October 21, 2015

As the major non-state actor funding copyright irredentist movements across the globe, Google put another notch in its lawfare belt by taking down authors, illustrators and photographers.  Yes, the bizarre Google Books case was upheld on appeal in the Second Circuit.

That’s right—appointed for life judges think that it’s OK for Google to scan and exploit millions of books without regard to what creators’ rights are implicated.

If there’s not something that wrenches your guts out about the very idea of this Nixonian-level violation of the human rights of artists by a multinational crony capitalist, you probably can stop reading now.  On the other hand if it does bother you deeply—like it did the governments of Australia, Canada, France and Germany who complained about Google to the Obama Administration, then read on.  (I know that sounds like a joke, but these countries actually thought that the U.S. would support its own authors over Obama pal Eric Schmidt.)

Let’s look at some of the less obvious implications that the Court didn’t trouble itself with. While the strange geeks at your State university library awake from dreaming the dreams of the sovereignly immune and catch a breath after spewing the sanctimony of the “digital library of Alexandria,” ask them how they feel about scans of their books being used to help the National Security Agency with its “chatter” problem.  These are typically called “nondisplay uses” of the corpse…sorry, the corpus…of the books included in Google Books.

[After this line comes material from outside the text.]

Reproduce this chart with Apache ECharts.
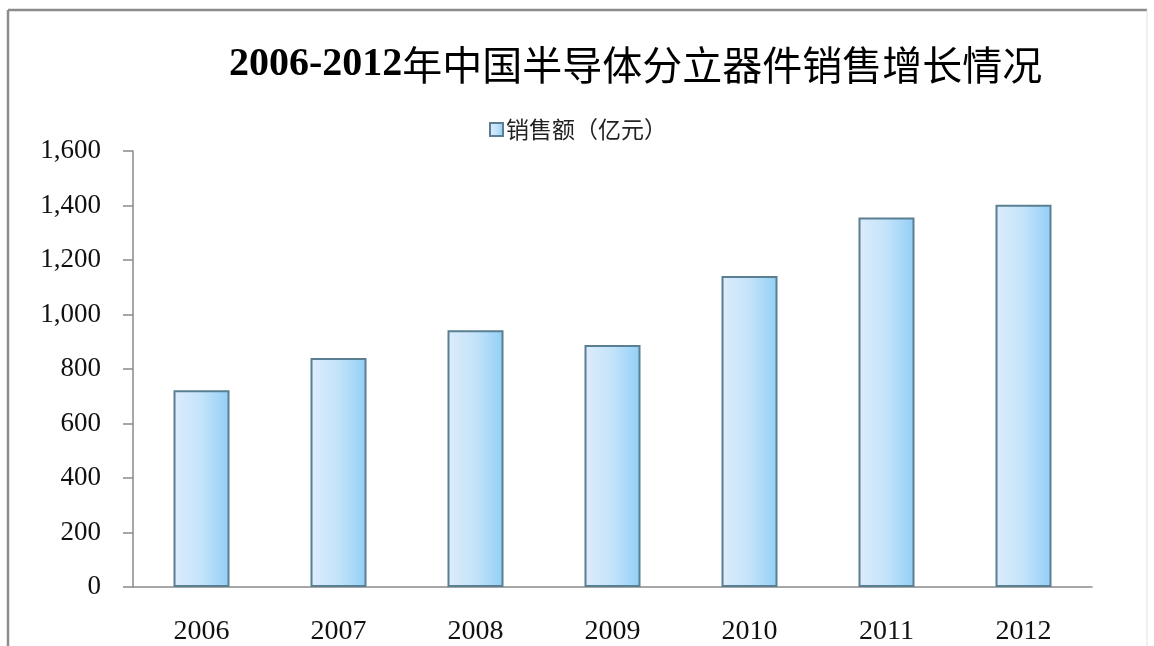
<!DOCTYPE html>
<html>
<head>
<meta charset="utf-8">
<script src="https://cdn.jsdelivr.net/npm/echarts@6/dist/echarts.min.js"></script>
<style>
  html, body { margin: 0; padding: 0; background: #fff; }
  #chart { width: 1154px; height: 646px; }
</style>
</head>
<body>
<div id="chart"></div>
<script>
// 年份与销售额（亿元）
const years = ['2006', '2007', '2008', '2009', '2010', '2011', '2012'];
const sales = [722, 840, 942, 888, 1141, 1356, 1403];
const yMin = 0;
const yMax = 1600;
const yStep = 200;

const serif = '"Liberation Serif", "DejaVu Serif", serif';
const cjk = '"Noto Sans CJK SC", sans-serif';

// 柱体：左浅右深的水平渐变 + 灰蓝描边
const barStyle = {
  color: new echarts.graphic.LinearGradient(0, 0, 1, 0, [
    { offset: 0, color: '#ddecfc' },
    { offset: 0.5, color: '#c3e3fa' },
    { offset: 1, color: '#92cff6' }
  ]),
  borderColor: '#5b7f92',
  borderWidth: 2
};

const chart = echarts.init(document.getElementById('chart'), null, { renderer: 'canvas' });

chart.setOption({
  backgroundColor: '#ffffff',
  animation: false,
  title: {
    text: '{a|2006-2012}{b|年中国半导体分立器件销售增长情况}',
    left: 224,
    top: 40,
    textStyle: {
      rich: {
        a: { fontFamily: serif, fontWeight: 'bold', fontSize: 40, color: '#000' },
        b: { fontFamily: cjk, fontWeight: 'normal', fontSize: 40, color: '#000' }
      }
    }
  },
  legend: {
    left: 484,
    top: 113,
    itemWidth: 13,
    itemHeight: 13,
    itemGap: 6,
    icon: 'rect',
    textStyle: { fontFamily: cjk, fontSize: 23, color: '#222', padding: [0, 0, 0, -2] },
    data: ['销售额（亿元）']
  },
  grid: {
    left: 133,
    right: 62,
    top: 151,
    bottom: 57,
    containLabel: false
  },
  xAxis: {
    type: 'category',
    data: years,
    axisLine: { show: true, lineStyle: { color: '#8a8a8a', width: 1.5 } },
    axisTick: { show: false },
    axisLabel: {
      fontFamily: serif,
      fontSize: 28,
      color: '#111',
      margin: 31
    }
  },
  yAxis: {
    type: 'value',
    min: yMin,
    max: yMax,
    interval: yStep,
    splitLine: { show: false },
    axisLine: { show: true, lineStyle: { color: '#8a8a8a', width: 1.5 } },
    axisTick: { show: true, inside: false, length: 10, lineStyle: { color: '#8a8a8a', width: 1.5 } },
    axisLabel: {
      fontFamily: serif,
      fontSize: 27,
      color: '#111',
      margin: 32,
      formatter: function (v) { return v.toLocaleString('en-US'); }
    }
  },
  series: [{
    name: '销售额（亿元）',
    type: 'bar',
    data: sales,
    barWidth: 56,
    itemStyle: barStyle
  }],
  graphic: [
    // 图表外框
    { type: 'line', shape: { x1: 8, y1: 10, x2: 1147, y2: 10 }, style: { stroke: '#8c8c8c', lineWidth: 2.5 } },
    { type: 'line', shape: { x1: 8, y1: 10, x2: 8, y2: 646 }, style: { stroke: '#8c8c8c', lineWidth: 2.5 } },
    { type: 'line', shape: { x1: 1147, y1: 10, x2: 1147, y2: 646 }, style: { stroke: '#e2e2e2', lineWidth: 1 } }
  ]
});
</script>
</body>
</html>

Example:  How can you teach a machine to recognize language and translate it into dozens of languages?  Realize that machines don’t learn languages the way humans do.  We conjugate verbs, learn vocabulary, study how to read and write.   Then we do the same in a different language than our own.

Machines?  Not so much.  Machines don’t really have a “native” language.  Machines are usually asked to translate a particular word or phrase, also called a text string.  The machine requires a very large number of works to refer to, preferably works that have been translated into many languages.  Or more preferably still, works that someone else has laboriously translated into many languages at someone else’s expense.

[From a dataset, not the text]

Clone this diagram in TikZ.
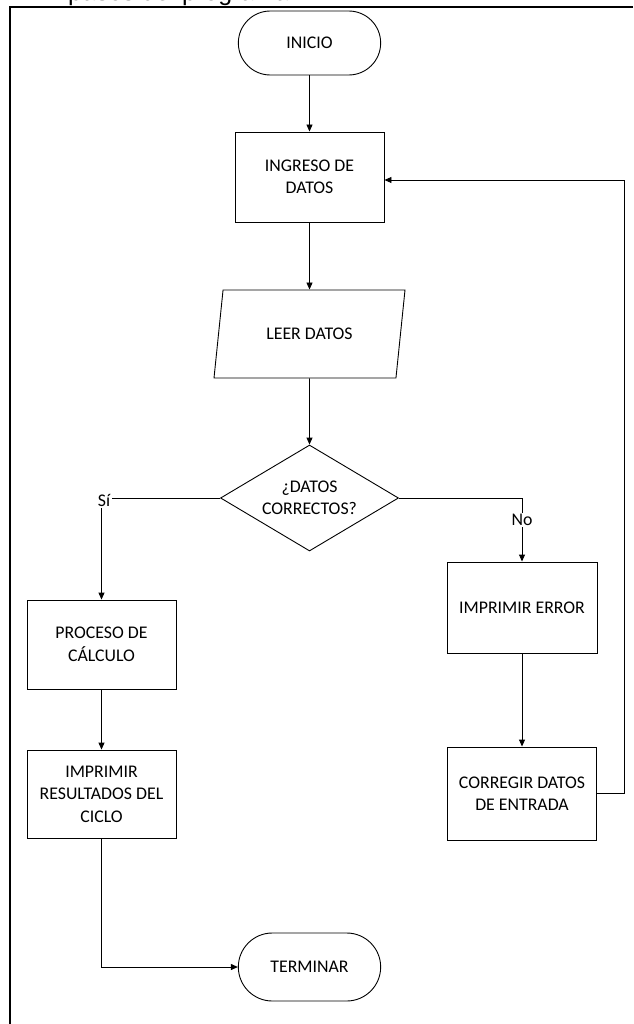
\documentclass[tikz,border=0pt]{standalone}
\usepackage{fontspec}
\setmainfont{Carlito}
\newfontfamily\arialfont{Liberation Sans}
\usetikzlibrary{arrows.meta,shapes.geometric,shapes.misc}
\tikzset{
  txt/.style={font=\fontsize{17.8}{22.5}\selectfont, text=black},
  box/.style={txt, draw=black, line width=0.9pt, rectangle, minimum width=149pt, minimum height=90pt, align=center, inner sep=2pt},
  termbox/.style={txt, draw=black, line width=0.9pt, rounded rectangle, minimum width=149pt, minimum height=64pt, align=center},
  parabox/.style={txt, draw=black, line width=0.9pt, trapezium, trapezium left angle=60, trapezium right angle=120, trapezium stretches body=true, minimum width=191pt, minimum height=88pt, align=center, inner sep=2pt},
  decbox/.style={txt, draw=black, line width=0.9pt, diamond, shape aspect=1.68, minimum width=178pt, minimum height=106pt, inner sep=0pt, align=center},
  lbl/.style={txt, inner sep=1.5pt},
  conn/.style={draw=black, line width=0.9pt},
  arr/.style={conn, -{Triangle[length=7pt,width=6pt]}},
}
\begin{document}
\begin{tikzpicture}[x=1pt,y=-1pt]
\useasboundingbox (0,0) rectangle (633,1024);
% caption fragment and frame
\node[anchor=base west, inner sep=0pt, font=\arialfont\fontsize{25}{30}\selectfont] (cap) at (68,0.5) {pasos del programa};
\draw[line width=2pt] (633,7) -- (9.5,7) -- (9.5,1024);

% nodes
\node[termbox] (inicio) at (309.5,43) {INICIO};
\node[box] (ingreso) at (309.5,177) {INGRESO DE\\DATOS};
\node[parabox] (leer) at (309.5,334) {LEER DATOS};
\node[decbox] (dec) at (309.5,498) {¿DATOS\\CORRECTOS?};
\node[lbl] (si) at (104,500) {Sí};
\node[lbl] (no) at (522,520) {No};
\node[box, minimum height=89pt] (proc) at (101.5,644.5) {PROCESO DE\\CÁLCULO};
\node[box, minimum height=88pt] (res) at (101.5,794) {IMPRIMIR\\RESULTADOS DEL\\CICLO};
\node[box, minimum width=150pt, minimum height=91pt] (err) at (522,607.5) {IMPRIMIR ERROR};
\node[box, minimum height=93pt] (corr) at (522,793.5) {CORREGIR DATOS\\DE ENTRADA};
\node[termbox, minimum height=68pt] (fin) at (309.5,967) {TERMINAR};

% connectors
\draw[arr] (inicio.south) -- (ingreso.north);
\draw[arr] (ingreso.south) -- (leer.north);
\draw[arr] (leer.south) -- (dec.north);
\draw[conn] (dec.west) -- (dec.west -| si.east);
\draw[arr] (proc.north |- si.south) -- (proc.north);
\draw[conn] (dec.east) -| (no.north);
\draw[arr] (no.south) -- (err.north);
\draw[arr] (err.south) -- (corr.north);
\draw[arr] (corr.east) -- ++(27,0) |- ([yshift=-3pt]ingreso.east);
\draw[arr] (proc.south) -- (res.north);
\draw[arr] (res.south) |- (fin.west);
\end{tikzpicture}
\end{document}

Catching on yet?  Then you’re miles ahead of the Second Circuit.

This way, the machine can look for words in a text string that appear in a certain sequence in these things called “books” and then look for the corresponding words in various languages.

This is called “corpus machine translation” and Google actually has a handy video on the subject posted on YouTube.

So corpus machine translation works if you already have some text in a language you or your client might be interested in, oh say, Pashto for example.  Or Russian, for all you new cold warriors out there.  How would you use corpus machine translation if you were interested in “chatter” or lots and lots of conversation, you know, like telephone conversations you might have to listen to with some guys who were hanging around at the time over Across the River.

Fortunately, Google has another handy product that solves that problem—Google Voice, the descendant of GOOG-411.  As the ever helpful Marissa Meyer told Infoworld in 2008:

You may have heard about our [directory assistance] 1-800-GOOG-411 service. Whether or not free-411 is a profitable business unto itself is yet to be seen. I myself am somewhat skeptical. The reason we really did it is because we need to build a great speech-to-text model … that we can use for all kinds of different things, including video search.

The speech recognition experts that we have say: If you want us to build a really robust speech model, we need a lot of phonemes, which is a syllable as spoken by a particular voice with a particular intonation. So we need a lot of people talking, saying things so that we can ultimately train off of that. … So 1-800-GOOG-411 is about that: Getting a bunch of different speech samples so that when you call up or we’re trying to get the voice out of video [such as from YouTube], we can do it with high accuracy.

Marissa Meyer, interviewed in Info World, October 23, 2007–nearly 8 years ago.

And more recently, the Google Now product.

Google is not just listening to your searches, but the search engine is also recording and storing every single voice search you make.

Google is incredibly accurate at understanding your voice. The company secretly stores its users’ searches from its voice-activated assistant Google’s Voice Search and search feature Google Now to turn up relevant advertisements as well as improve the feature.

But what many of you do not realize is that after every voice searches you made, Google makes a recording of it and stores it in a remote part of your account.

So…Google Books provides the corpus for the corpus machine translation.  Google Voice provides the ability to turn voice into text through speech recognition, and Google Now provides the ability to recognize the voice as yours.

And who might want to have that capability?  Oh, just some guys who were hanging around at the time over there Across the River.  Perhaps clients of Google the defense contractor.

Thanks, Second Circuit.  Major twofer for The Man 2.0—slam the crap out of artists and also give the NSA a nice new toy.  Illuminating discussion in the “fair use” opinion…oh, snap.  It’s not there.